■ Objective ■
Copy the data below exactly, omitting any picture it contains.

■ Raw data ■
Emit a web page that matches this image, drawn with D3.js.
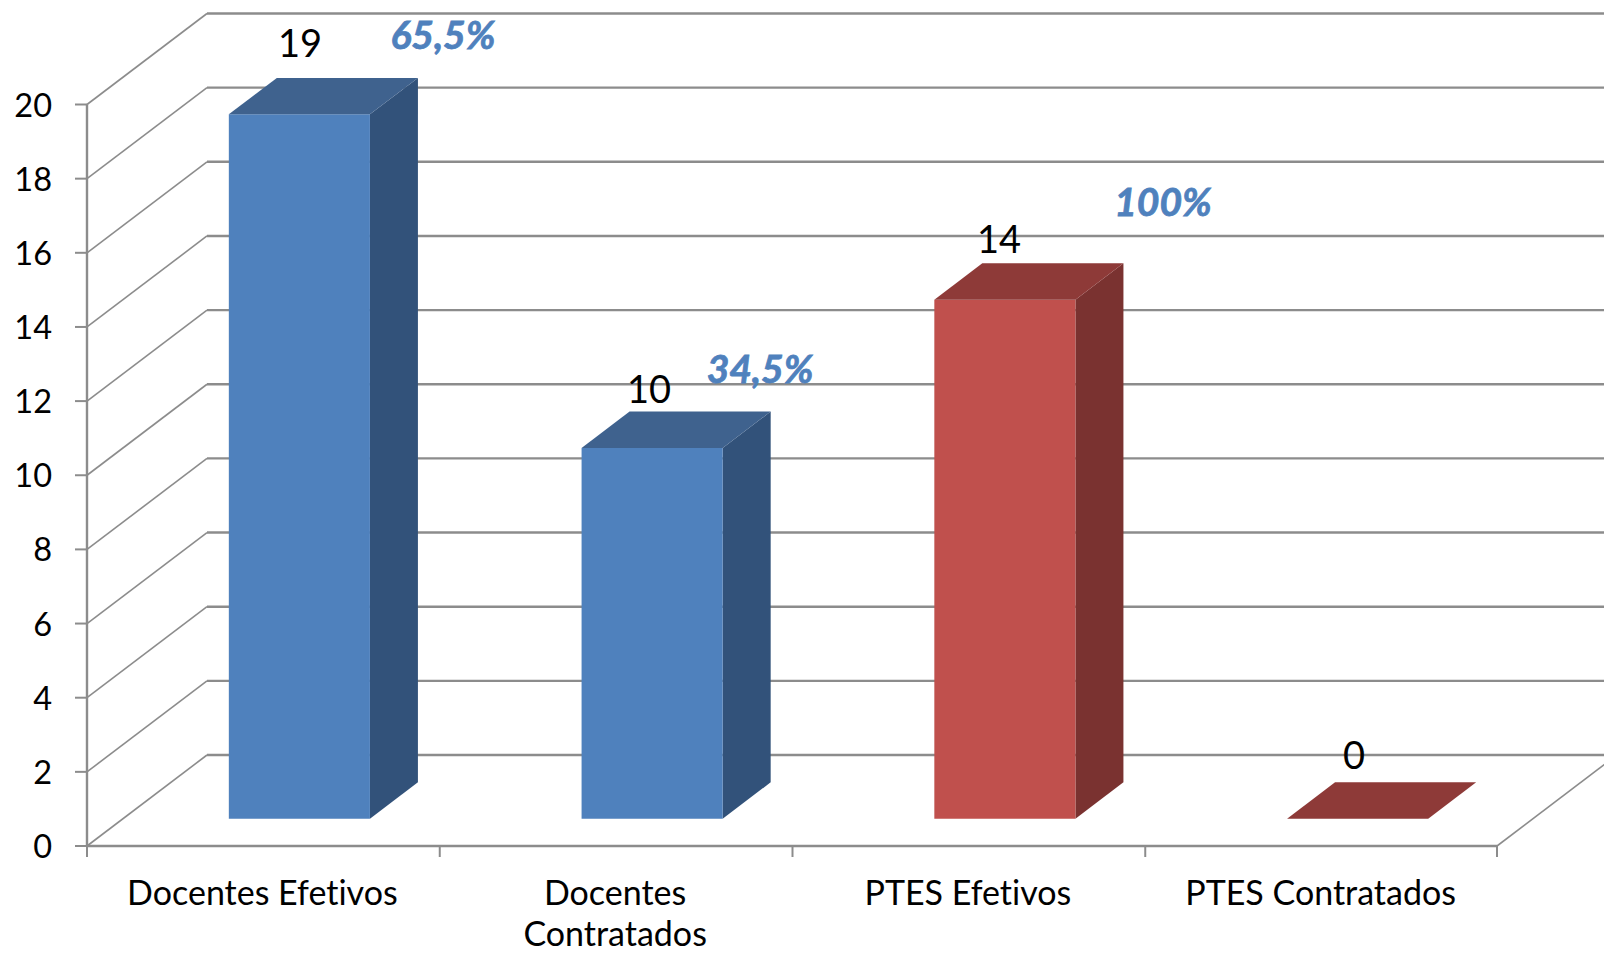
<!DOCTYPE html>
<html>
<head>
<meta charset="utf-8">
<script src="https://cdn.jsdelivr.net/npm/d3@7"></script>
<style>
html,body{margin:0;padding:0;background:#fff;overflow:hidden}
svg{display:block}
text{font-family:Lato,"Open Sans",sans-serif;font-variant-ligatures:none}
</style>
</head>
<body>
<svg id="chart" width="1604" height="953"></svg>
<script>
const categories = ["Docentes Efetivos", "Docentes Contratados", "PTES Efetivos", "PTES Contratados"];
const values = [19, 10, 14, 0];
const percentLabels = ["65,5%", "34,5%", "100%", ""];
const yTicks = [0, 2, 4, 6, 8, 10, 12, 14, 16, 18, 20];
const groups = ["blue", "blue", "red", "red"];

const palette = {
  blue: {front: "#4F81BD", side: "#32527A", top: "#3F628E"},
  red:  {front: "#C0504D", side: "#7A3230", top: "#8E3A38"}
};
const gridColor = "#8C8C8C";

const W = 1604, H = 953;
const svg = d3.select("#chart").attr("viewBox", [0, 0, W, H]);

const x = d3.scaleBand().domain(categories).range([87, 1498]).padding(0);
const y = d3.scaleLinear().domain([0, 20]).range([846, 104.5]);
const depthX = 120, depthY = 91;
const step = x.bandwidth();
const P = (catLeft, frac, v, depth) => [catLeft + frac * step + depth * depthX, y(v) - depth * depthY];
const pathOf = pts => "M" + pts.map(p => p.join(",")).join("L") + "Z";

// Walls and grid
const g = svg.append("g").attr("fill", "none").attr("stroke", gridColor);
yTicks.forEach(v => {
  g.append("line").attr("x1", 87).attr("y1", y(v)).attr("x2", 87 + depthX).attr("y2", y(v) - depthY).attr("stroke-width", 1.6);
  g.append("line").attr("x1", 87 + depthX).attr("y1", y(v) - depthY).attr("x2", W + 4).attr("y2", y(v) - depthY).attr("stroke-width", 2.4);
  g.append("line").attr("x1", 75).attr("y1", y(v)).attr("x2", 87).attr("y2", y(v)).attr("stroke-width", 2);
});
g.append("line").attr("x1", 87).attr("y1", y(20)).attr("x2", 87).attr("y2", y(0)).attr("stroke-width", 2.4);
g.append("line").attr("x1", 87).attr("y1", y(0)).attr("x2", 1497).attr("y2", y(0)).attr("stroke-width", 2.4);
g.append("line").attr("x1", 1497).attr("y1", y(0)).attr("x2", 1497 + depthX).attr("y2", y(0) - depthY).attr("stroke-width", 1.6);
[...categories.map(c => x(c)), 1497].forEach(px => {
  g.append("line").attr("x1", px).attr("y1", y(0)).attr("x2", px).attr("y2", y(0) + 11).attr("stroke-width", 2);
});

// Bars
const f0 = 0.3, f1 = 0.7, d0 = 0.3, d1 = 0.7;
categories.forEach((c, i) => {
  const v = values[i], L = x(c), col = palette[groups[i]];
  const bar = svg.append("g");
  if (v > 0) {
    bar.append("path").attr("fill", col.side).attr("d", pathOf([
      P(L, f1, 0, d0), P(L, f1, 0, d1), P(L, f1, v, d1), P(L, f1, v, d0)]));
    bar.append("path").attr("fill", col.front).attr("d", pathOf([
      P(L, f0, 0, d0), P(L, f1, 0, d0), P(L, f1, v, d0), P(L, f0, v, d0)]));
  }
  bar.append("path").attr("fill", col.top).attr("d", pathOf([
    P(L, f0, v, d0), P(L, f1, v, d0), P(L, f1, v, d1), P(L, f0, v, d1)]));
});

// Y tick labels
svg.append("g").selectAll("text").data(yTicks).join("text")
  .attr("x", 52).attr("y", d => y(d) + 12).attr("text-anchor", "end")
  .attr("font-size", 32.5).attr("fill", "#000").text(d => d);

// Category labels
const catLines = [["Docentes Efetivos"], ["Docentes", "Contratados"], ["PTES Efetivos"], ["PTES Contratados"]];
catLines.forEach((lines, i) => {
  lines.forEach((t, j) => {
    svg.append("text").attr("x", x(categories[i]) + step / 2 - 1).attr("y", 905 + j * 41)
      .attr("text-anchor", "middle").attr("font-size", 34).attr("fill", "#000").text(t);
  });
});

// Value labels
const labelAnchors = [[300, 57], [649, 403], [999, 253], [1354, 769]];
values.forEach((v, i) => {
  svg.append("text").attr("x", labelAnchors[i][0]).attr("y", labelAnchors[i][1])
    .attr("text-anchor", "middle").attr("font-size", 38).attr("fill", "#000").text(v);
});

// Percent annotations
const percentAnchors = [[443, 49], [760, 383], [1163, 216]];
percentAnchors.forEach((p, i) => {
  svg.append("text").attr("x", p[0]).attr("y", p[1]).attr("text-anchor", "middle")
    .attr("font-size", 39).attr("font-weight", 700).attr("font-style", "italic")
    .attr("stroke", "#4F81BD").attr("stroke-width", 0.8)
    .attr("fill", "#4F81BD").text(percentLabels[i]);
});
</script>
</body>
</html>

■ Final result ■
Emit a web page that matches this image, drawn with D3.js.
<!DOCTYPE html>
<html>
<head>
<meta charset="utf-8">
<script src="https://cdn.jsdelivr.net/npm/d3@7"></script>
<style>
html,body{margin:0;padding:0;background:#fff;overflow:hidden}
svg{display:block}
text{font-family:Lato,"Open Sans",sans-serif;font-variant-ligatures:none}
</style>
</head>
<body>
<svg id="chart" width="1604" height="953"></svg>
<script>
const categories = ["Docentes Efetivos", "Docentes Contratados", "PTES Efetivos", "PTES Contratados"];
const values = [19, 10, 14, 0];
const percentLabels = ["65,5%", "34,5%", "100%", ""];
const yTicks = [0, 2, 4, 6, 8, 10, 12, 14, 16, 18, 20];
const groups = ["blue", "blue", "red", "red"];

const palette = {
  blue: {front: "#4F81BD", side: "#32527A", top: "#3F628E"},
  red:  {front: "#C0504D", side: "#7A3230", top: "#8E3A38"}
};
const gridColor = "#8C8C8C";

const W = 1604, H = 953;
const svg = d3.select("#chart").attr("viewBox", [0, 0, W, H]);

const x = d3.scaleBand().domain(categories).range([87, 1498]).padding(0);
const y = d3.scaleLinear().domain([0, 20]).range([846, 104.5]);
const depthX = 120, depthY = 91;
const step = x.bandwidth();
const P = (catLeft, frac, v, depth) => [catLeft + frac * step + depth * depthX, y(v) - depth * depthY];
const pathOf = pts => "M" + pts.map(p => p.join(",")).join("L") + "Z";

// Walls and grid
const g = svg.append("g").attr("fill", "none").attr("stroke", gridColor);
yTicks.forEach(v => {
  g.append("line").attr("x1", 87).attr("y1", y(v)).attr("x2", 87 + depthX).attr("y2", y(v) - depthY).attr("stroke-width", 1.6);
  g.append("line").attr("x1", 87 + depthX).attr("y1", y(v) - depthY).attr("x2", W + 4).attr("y2", y(v) - depthY).attr("stroke-width", 2.4);
  g.append("line").attr("x1", 75).attr("y1", y(v)).attr("x2", 87).attr("y2", y(v)).attr("stroke-width", 2);
});
g.append("line").attr("x1", 87).attr("y1", y(20)).attr("x2", 87).attr("y2", y(0)).attr("stroke-width", 2.4);
g.append("line").attr("x1", 87).attr("y1", y(0)).attr("x2", 1497).attr("y2", y(0)).attr("stroke-width", 2.4);
g.append("line").attr("x1", 1497).attr("y1", y(0)).attr("x2", 1497 + depthX).attr("y2", y(0) - depthY).attr("stroke-width", 1.6);
[...categories.map(c => x(c)), 1497].forEach(px => {
  g.append("line").attr("x1", px).attr("y1", y(0)).attr("x2", px).attr("y2", y(0) + 11).attr("stroke-width", 2);
});

// Bars
const f0 = 0.3, f1 = 0.7, d0 = 0.3, d1 = 0.7;
categories.forEach((c, i) => {
  const v = values[i], L = x(c), col = palette[groups[i]];
  const bar = svg.append("g");
  if (v > 0) {
    bar.append("path").attr("fill", col.side).attr("d", pathOf([
      P(L, f1, 0, d0), P(L, f1, 0, d1), P(L, f1, v, d1), P(L, f1, v, d0)]));
    bar.append("path").attr("fill", col.front).attr("d", pathOf([
      P(L, f0, 0, d0), P(L, f1, 0, d0), P(L, f1, v, d0), P(L, f0, v, d0)]));
  }
  bar.append("path").attr("fill", col.top).attr("d", pathOf([
    P(L, f0, v, d0), P(L, f1, v, d0), P(L, f1, v, d1), P(L, f0, v, d1)]));
});

// Y tick labels
svg.append("g").selectAll("text").data(yTicks).join("text")
  .attr("x", 52).attr("y", d => y(d) + 12).attr("text-anchor", "end")
  .attr("font-size", 32.5).attr("fill", "#000").text(d => d);

// Category labels
const catLines = [["Docentes Efetivos"], ["Docentes", "Contratados"], ["PTES Efetivos"], ["PTES Contratados"]];
catLines.forEach((lines, i) => {
  lines.forEach((t, j) => {
    svg.append("text").attr("x", x(categories[i]) + step / 2 - 1).attr("y", 905 + j * 41)
      .attr("text-anchor", "middle").attr("font-size", 34).attr("fill", "#000").text(t);
  });
});

// Value labels
const labelAnchors = [[300, 57], [649, 403], [999, 253], [1354, 769]];
values.forEach((v, i) => {
  svg.append("text").attr("x", labelAnchors[i][0]).attr("y", labelAnchors[i][1])
    .attr("text-anchor", "middle").attr("font-size", 38).attr("fill", "#000").text(v);
});

// Percent annotations
const percentAnchors = [[443, 49], [760, 383], [1163, 216]];
percentAnchors.forEach((p, i) => {
  svg.append("text").attr("x", p[0]).attr("y", p[1]).attr("text-anchor", "middle")
    .attr("font-size", 39).attr("font-weight", 700).attr("font-style", "italic")
    .attr("stroke", "#4F81BD").attr("stroke-width", 0.8)
    .attr("fill", "#4F81BD").text(percentLabels[i]);
});
</script>
</body>
</html>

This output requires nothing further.